People with disabilities, be it mental or physical, can have a hard time entering the workforce. And if they do, their job choices are often limited.

But a new program from the University of Illinois at Chicago aims to provide people with disabilities the entrepreneurship training they need to enter the business world.

Thanks to a $300,000 grant from the Coleman Foundation, a UIC program will offer a tailored business program that expands career options for people with disabilities. With more than 600,000 disabled people living in Chicago, many of which utilizing job placement programs that don’t take the person’s interests into account, UIC sees their program as a chance to give people more control over their future.

“Imagine being told as young as 16, 17 or 18 years old that you might love gardening, but we’re going to put you in a workshop packing boxes instead,” Sarah Parker Harris, associate professor of disability and human development at UIC, said in a statement. Parker Harris is also a co-principal investigator on the grant.

People from the disabled community, service agencies and small business development agencies will all have input in developing the program, UIC said, and disabilities service agencies will be given resources and training they need to connect clients with business services.
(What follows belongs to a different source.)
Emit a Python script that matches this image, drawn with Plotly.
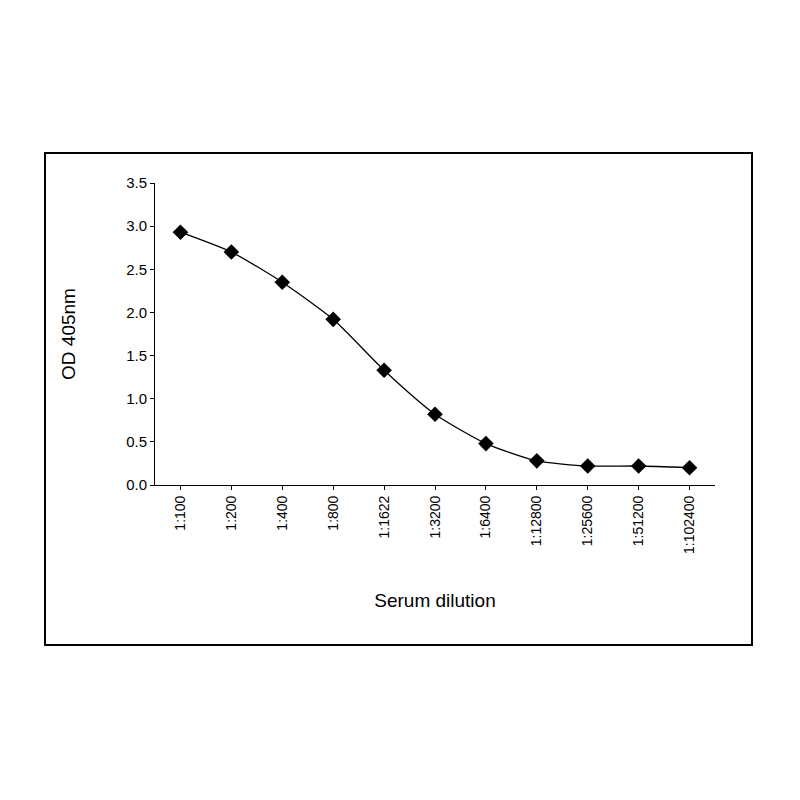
import plotly.graph_objects as go

dilutions = ["1:100","1:200","1:400","1:800","1:1622","1:3200","1:6400","1:12800","1:25600","1:51200","1:102400"]
od405 = [2.93, 2.70, 2.35, 1.92, 1.33, 0.82, 0.48, 0.28, 0.22, 0.22, 0.20]

L, R, T, B = 147, 93, 175, 323
W = 800 - L - R
H = 800 - T - B

fig = go.Figure(go.Scatter(
    x=list(range(len(dilutions))), y=od405, mode="lines+markers",
    line=dict(color="black", width=1.3, shape="spline", smoothing=0.6),
    marker=dict(symbol="diamond", size=12, color="black"),
))
fig.update_layout(
    width=800, height=800, margin=dict(l=L, r=R, t=T, b=B),
    paper_bgcolor="white", plot_bgcolor="white", showlegend=False,
    font=dict(family="Liberation Sans, Arial", size=15, color="black"),
    xaxis=dict(range=[-0.5, 10.5], tickmode="array", tickvals=list(range(len(dilutions))),
               ticktext=dilutions, tickangle=-90, showline=True, linecolor="black",
               ticks="outside", ticklen=4, tickcolor="black", showgrid=False, zeroline=False,
               tickfont=dict(size=14),
               title=dict(text="Serum dilution", font=dict(size=19), standoff=40)),
    yaxis=dict(range=[0, 3.5], dtick=0.5, tickformat=".1f", showline=True, linecolor="black",
               ticks="outside", ticklen=4, tickcolor="black", showgrid=False, zeroline=False,
               tickfont=dict(size=15),
               title=dict(text="OD 405nm", font=dict(size=19), standoff=45)),
    shapes=[dict(type="rect", xref="paper", yref="paper",
                 x0=(37 - L) / W, x1=(744 - L) / W,
                 y0=(800 - 637 - B) / H, y1=(800 - 145 - B) / H,
                 line=dict(color="black", width=2))],
)
fig.write_html("out.html")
And the researchers plan to develop a model that agencies across the US can replicate.

“This will be a unique opportunity for people with disabilities to access entrepreneurship,” added co-principal investigator Maija Renko, associate professor of managerial studies.

Too often businesses create jobs for people with disabilities, but don’t provide the training for those individuals to start companies of their own, Parker Harris said.

“What that doesn’t do is empower people with disabilities to actually be business owners themselves,” said Parker Harris. “We’ve seen people with disabilities create successful businesses.”